Microstructural and Mechanical Characterization of Shielded Metal Arc Welded Dual Phase Steel Joints

Abstract

Dual Phase steels are widely used in industry for various reasons for their improved mechanical properties owing to their ferrite and martensite contents in microstructure and good formability at industrial scale to achieve final shape with good ductility. In this study, shielded metal arc welding experiments were performed in order to evaluate the metallurgically and mechanically the properties of Dual Phase steels obtained from plain carbon steel AISI 1010 by water quenching at intercritical temperatures. Martensite volume fraction (MVF) was related to the intercritical quenching temperature which defines the mechanical properties of Dual Phase steel. All the welding parameters were kept constant in order to get a value of heat input equals 1.37 KJ/mm for all weldments.

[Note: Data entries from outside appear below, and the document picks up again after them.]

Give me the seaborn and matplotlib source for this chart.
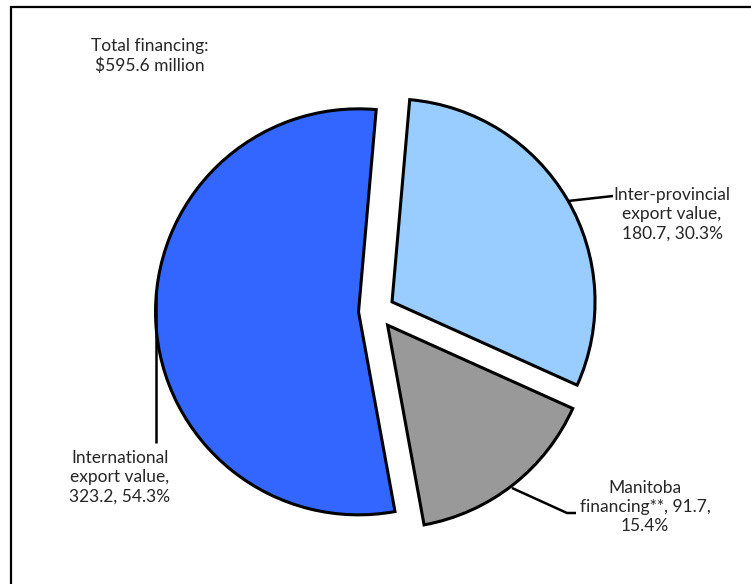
import matplotlib
matplotlib.use("Agg")
import matplotlib.pyplot as plt
import seaborn as sns
import numpy as np
from matplotlib.patches import Rectangle

sns.set_style("white")
plt.rcParams["font.family"] = ["Lato", "DejaVu Sans"]

# Financing breakdown ($ millions)
categories = ["Inter-provincial\nexport value", "Manitoba\nfinancing**", "International\nexport value"]
values = [180.7, 91.7, 323.2]
total_label = "Total financing:\n$595.6 million"

colors = ["#99CCFF", "#999999", "#3366FF"]

W, H = 751, 584
fig = plt.figure(figsize=(W / 100, H / 100), dpi=100)
ax = fig.add_axes([0, 0, 1, 1])

cx, cy, r = 376.5, H - 311, 203
gap = 18  # explode offset in data units
wedges, _ = ax.pie(values, colors=colors, startangle=85, counterclock=False,
                   explode=[gap] * 3, center=(cx, cy), radius=r,
                   wedgeprops=dict(edgecolor="black", linewidth=2.2, joinstyle="miter"),
                   frame=True)
ax.set_xlim(0, W)
ax.set_ylim(0, H)
ax.set_aspect("equal")
ax.axis("off")

total = sum(values)
pct = [v / total * 100 for v in values]
fs = 12.5

def Y(py):
    return H - py

# Leader lines
lw = 1.8
ax.plot([568, 613], [Y(201), Y(196)], color="black", lw=lw, solid_capstyle="butt")
ax.plot([156, 156], [Y(292), Y(443)], color="black", lw=lw, solid_capstyle="butt")
ax.plot([512, 567, 576], [Y(488), Y(513), Y(513)], color="black", lw=lw, solid_capstyle="butt")

# Labels
ax.text(672, Y(214), f"{categories[0]},\n{values[0]}, {pct[0]:.1f}%", ha="center", va="center",
        fontsize=fs, linespacing=1.25)
ax.text(645, Y(507), f"Manitoba\nfinancing**, {values[1]},\n{pct[1]:.1f}%", ha="center", va="center",
        fontsize=fs, linespacing=1.25)
ax.text(120, Y(477), f"{categories[2]},\n{values[2]}, {pct[2]:.1f}%", ha="center", va="center",
        fontsize=fs, linespacing=1.25)
ax.text(150, Y(56), total_label, ha="center", va="center", fontsize=fs, linespacing=1.25)

# Frame around the chart
fig.patches.append(Rectangle((11 / W, -0.1), 1.2, (H - 7) / H + 0.1, transform=fig.transFigure,
                             fill=False, edgecolor="black", linewidth=1.6))

fig.savefig("out.png", dpi=100)
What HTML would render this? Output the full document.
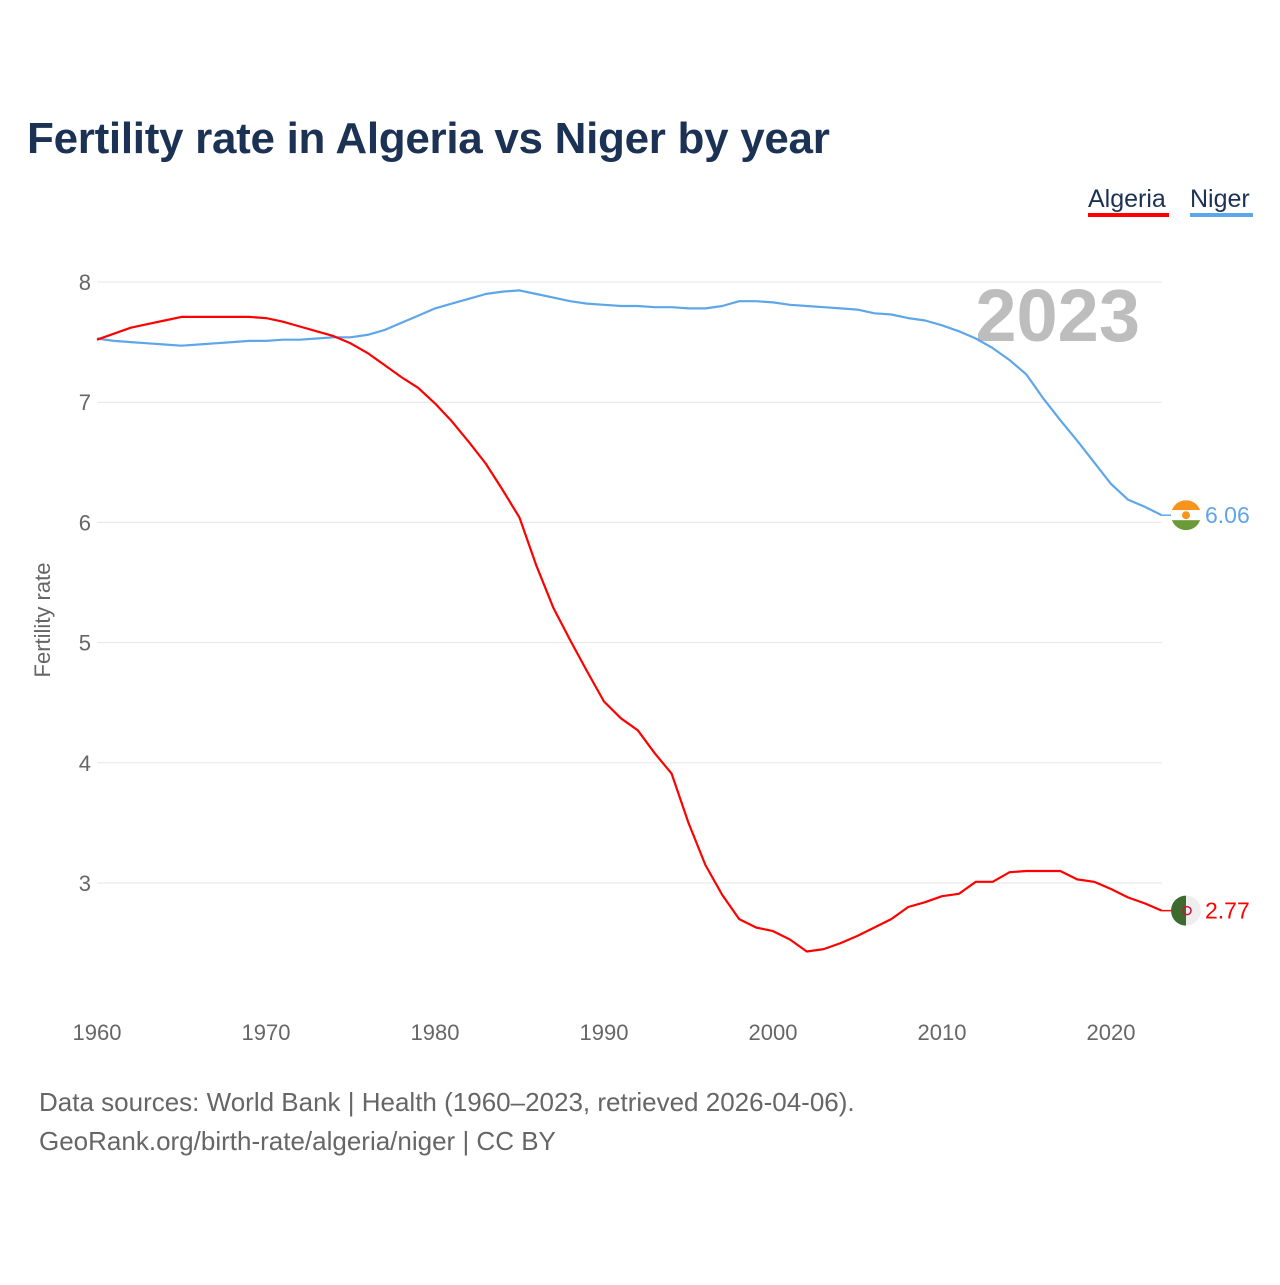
<!DOCTYPE html>
<html><head><meta charset="utf-8"><style>
body{margin:0;background:#fff;font-family:"Liberation Sans",sans-serif;}
svg text{font-family:"Liberation Sans",sans-serif;}
</style></head><body>
<svg id="chart" width="1280" height="1280" xmlns="http://www.w3.org/2000/svg">
<rect width="1280" height="1280" fill="#fff"/>
<text x="27" y="153" font-size="44" font-weight="bold" fill="#1b3254" letter-spacing="-0.3">Fertility rate in Algeria vs Niger by year</text>
<g><text x="1088" y="207" font-size="25" fill="#1b3254">Algeria</text><rect x="1088" y="213" width="81" height="4" fill="#f00"/></g>
<g><text x="1190" y="207" font-size="25" fill="#1b3254">Niger</text><rect x="1190" y="213" width="63" height="4" fill="#5ea6ea"/></g>
<text transform="translate(50,620) rotate(-90)" text-anchor="middle" font-size="22" fill="#666">Fertility rate</text>
<text x="1140" y="341" text-anchor="end" font-size="74" font-weight="bold" fill="#bdbdbd">2023</text>
<g id="grid"></g><g id="lines"></g>
<text x="39" y="1111" font-size="26" fill="#666">Data sources: World Bank | Health (1960–2023, retrieved 2026-04-06).</text>
<text x="39" y="1150" font-size="26" fill="#666">GeoRank.org/birth-rate/algeria/niger | CC BY</text>
</svg>
<script>
const years=[];for(let y=1960;y<=2023;y++)years.push(y);
const algeria=[7.52,7.57,7.62,7.65,7.68,7.71,7.71,7.71,7.71,7.71,7.70,7.67,7.63,7.59,7.55,7.49,7.41,7.31,7.21,7.12,6.99,6.84,6.67,6.49,6.27,6.04,5.64,5.29,5.02,4.76,4.51,4.37,4.27,4.08,3.91,3.50,3.15,2.90,2.70,2.63,2.60,2.53,2.43,2.45,2.50,2.56,2.63,2.70,2.80,2.84,2.89,2.91,3.01,3.01,3.09,3.10,3.10,3.10,3.03,3.01,2.95,2.88,2.83,2.77];
const niger=[7.53,7.51,7.50,7.49,7.48,7.47,7.48,7.49,7.50,7.51,7.51,7.52,7.52,7.53,7.54,7.54,7.56,7.60,7.66,7.72,7.78,7.82,7.86,7.90,7.92,7.93,7.90,7.87,7.84,7.82,7.81,7.80,7.80,7.79,7.79,7.78,7.78,7.80,7.84,7.84,7.83,7.81,7.80,7.79,7.78,7.77,7.74,7.73,7.70,7.68,7.64,7.59,7.53,7.45,7.35,7.23,7.03,6.85,6.68,6.50,6.32,6.19,6.13,6.06];
const yTicks=[3,4,5,6,7,8];
const xTicks=[1960,1970,1980,1990,2000,2010,2020];
const NS="http://www.w3.org/2000/svg";
const x=v=>97+(v-1960)*(1111-97)/60;
const y=v=>282+(8-v)*120.2;
const grid=document.getElementById('grid'),lines=document.getElementById('lines');
function mk(t,a,p){const e=document.createElementNS(NS,t);for(const k in a)e.setAttribute(k,a[k]);p.appendChild(e);return e;}
yTicks.forEach(t=>{
 const l=mk('line',{x1:97,x2:1162,y1:y(t),y2:y(t),stroke:'#e6e6e6','stroke-width':1},grid);
 
 
 const tx=mk('text',{x:91,y:y(t)+8,'text-anchor':'end','font-size':22,fill:'#666'},grid);tx.textContent=t;
 
 
});
xTicks.forEach(t=>{
 const tx=mk('text',{x:x(t),y:1040,'text-anchor':'middle','font-size':22,fill:'#666'},grid);tx.textContent=t;
 
 
});
function series(vals,color,name,flagFn){
 const d=vals.map((v,i)=>(i?'L':'M')+x(years[i]).toFixed(1)+','+y(v).toFixed(1)).join('');
 const p=mk('path',{d:d,fill:'none',stroke:color,'stroke-width':2.2,'stroke-linejoin':'round'},lines);
 
 
 const last=vals[vals.length-1],ly=y(last);
 mk('line',{x1:x(2023),x2:1175,y1:ly,y2:ly,stroke:color,'stroke-width':1.5},lines);
 const g=mk('g',{},lines);
 
 
 flagFn(g,1186,ly);
 const t=mk('text',{x:1205,y:ly+8,'font-size':23,fill:color},lines);t.textContent=last.toFixed(2);
 
 
}
series(niger,'#5ea6ea','niger',(g,cx,cy)=>{
 mk('clipPath',{id:'cn'},g).appendChild(document.createElementNS(NS,'circle')).setAttribute('r',15);
 document.querySelector('#cn circle').setAttribute('cx',cx);document.querySelector('#cn circle').setAttribute('cy',cy);
 const c=mk('g',{'clip-path':'url(#cn)'},g);
 mk('rect',{x:cx-15,y:cy-15,width:30,height:10,fill:'#f7941d'},c);
 mk('rect',{x:cx-15,y:cy-5,width:30,height:10,fill:'#fff'},c);
 mk('rect',{x:cx-15,y:cy+5,width:30,height:10,fill:'#6a9a3a'},c);
 mk('circle',{cx:cx,cy:cy,r:4,fill:'#f7941d'},c);
});
series(algeria,'#f00','algeria',(g,cx,cy)=>{
 mk('path',{d:`M${cx},${cy-15}A15,15 0 0 0 ${cx},${cy+15}Z`,fill:'#3d6b2f'},g);
 mk('path',{d:`M${cx},${cy-15}A15,15 0 0 1 ${cx},${cy+15}Z`,fill:'#eee'},g);
 mk('circle',{cx:cx+1,cy:cy,r:4,fill:'none',stroke:'#d21034','stroke-width':1.5},g);
});
</script>
</body></html>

Martensite was found to be predominated in the fusion zone and its hardness was the highest compared to base metal (BM) and heat affected zone (HAZ). The extent of ductile zone was found to be dependent on the MVF and reached over 1.2 mm wide. Tensile properties of weldments were deteriorated by 35% in ultimate tensile strength (UTS) and by 15% in elongation. The failure of all the welded joints was occurred in the SC zone, with the fractured surfaces of a dimple feature.